Meskipun menghadapi perlawanan sengit dari para menteri sayap kanan di pemerintahannya, sebagian besar pemukim Israel justru mendukung kesepakatan baru mengenai sandera dan gencatan senjata yang telah disusun oleh Perdana Menteri Benjamin Netanyahu.
Sekitar 73% warga Israel – hampir tiga dari empat orang – mengungkapkan dukungannya terhadap perjanjian tersebut, yang telah diterima oleh Netanyahu. Sementara itu, hanya 19% yang menentangnya, dan 8% lainnya tidak memiliki pendapat.

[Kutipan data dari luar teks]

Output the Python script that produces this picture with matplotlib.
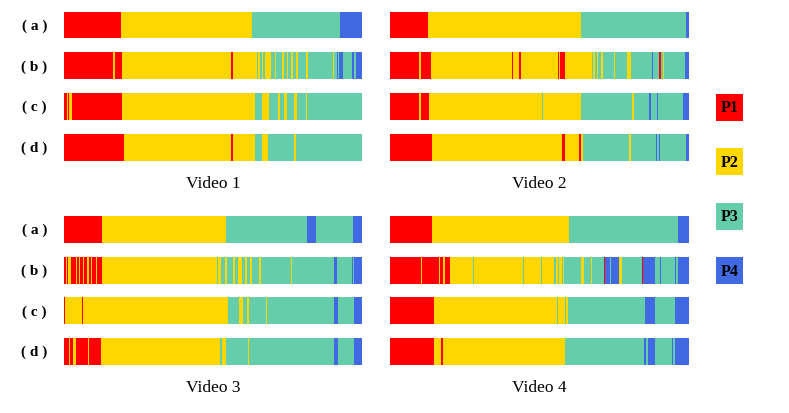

Dukungan mayoritas ini mencerminkan kesatuan yang langka di tengah perpecahan politik dan sosial yang mendalam di Israel dalam beberapa tahun terakhir.
Namun, jika dilihat lebih dalam, survei ini mengungkapkan dinamika menarik lainnya. Sebagai contoh, meskipun 91% warga Israel yang keras menentang Netanyahu justru mendukung kesepakatan tersebut, hanya 52% dari mereka yang memilih Netanyahu atau partai koalisinya yang setuju dengan perjanjian ini. Bahkan, 37% di antara mereka yang mendukung koalisi Netanyahu justru menolaknya.
Di sisi lain, anggota Knesset (MK) Itamar Ben Gvir, Menteri Keamanan Nasional dari sayap kanan, mengancam akan menarik seluruh partainya yang memiliki enam kursi dari koalisi pemerintah dan bergabung dengan oposisi.
Begitu pula dengan MK Betzalel Smotrich, Menteri Keuangan dari sayap kanan, yang juga mengancam akan keluar dari pemerintahan bersama tujuh anggota Knesset-nya.
Netanyahu masih berusaha meyakinkan keduanya untuk tetap bertahan di pemerintahan, meski dengan opsi untuk memberikan suara menentang kesepakatan saat pemungutan suara di pemerintah pada Sabtu malam, setelah Shabbat berakhir.
Namun, survei ini menunjukkan betapa besar risiko politik yang diambil Netanyahu untuk membawa pulang para sandera.
Jika Ben Gvir dan Smotrich memutuskan untuk keluar dari koalisi, pemerintahan Netanyahu bisa runtuh. Saat ini, koalisi pemerintahannya menguasai 68 kursi dari total 120 kursi di Knesset.
Survei ini pertama kali dipublikasikan oleh surat kabar Maariv dalam bahasa Ibrani, dan kemudian diterbitkan dalam bahasa Inggris oleh Jerusalem Post.